Its long-legged design is unusual as rovers go, but gives the Beagle an agility in rough terrain which is almost unmatched in similarly-sized vehicles. Each wheel strut has independent steerability and suspension, cushioning the ride and enabling the vehicle to be used in even the most rugged environments, those that are more usually mech territory.
The central cockpit can support a single astronaut in comfort for an extended reconnaissance mission; the side-mounted communications antenna allows the crewmember to remain in contact with Headquarters at all times.
The roof-mounted dish antenna is a radar unit with multiple modes that can be used for topographical survey and skywatching (eg for meteor activity). The onboard computer support can even allow the antenna to be remounted beneath the central hull and used as ground-penetrating radar.
On the other side of the cockpit from the communications antenna is a small laser which has multiple applications as a tool and weapon. The laser features multiple beam and aperture settings and can be dialed up or down from a 0.5mm low-power pulsed lidar rangefinder to a 1cm high-powered beam weapon. It also has settings that are optimal for rock sampling, in-field laser chromatography analysis and direct-beam communications.

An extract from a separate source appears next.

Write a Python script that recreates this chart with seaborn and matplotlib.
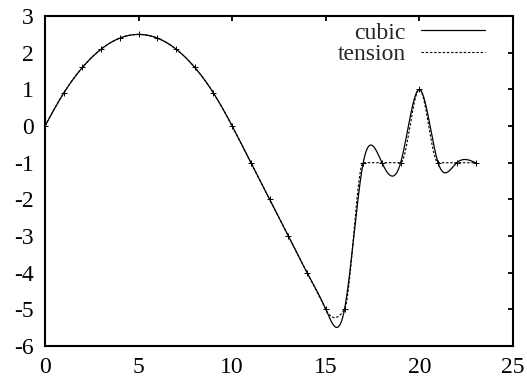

February in some LEGO-building circles is “Febrovery”, one of the most egregious examples of name-stretching I’ve seen yet. Still, it’s an excuse to build a space rover, something I haven’t done in a while.
Of course, my rover is a Neoclassic Space rover, because some things are inevitable. Technically the wheel hubs should be red. It’s traditional, based on the fact that when Classic Space was a thing, wheels only came in a red-hubbed variety. But I don’t have any red 2×2 dish elements, so they’re grey. Some day soon I’ll let myself afford another Bricklink spree.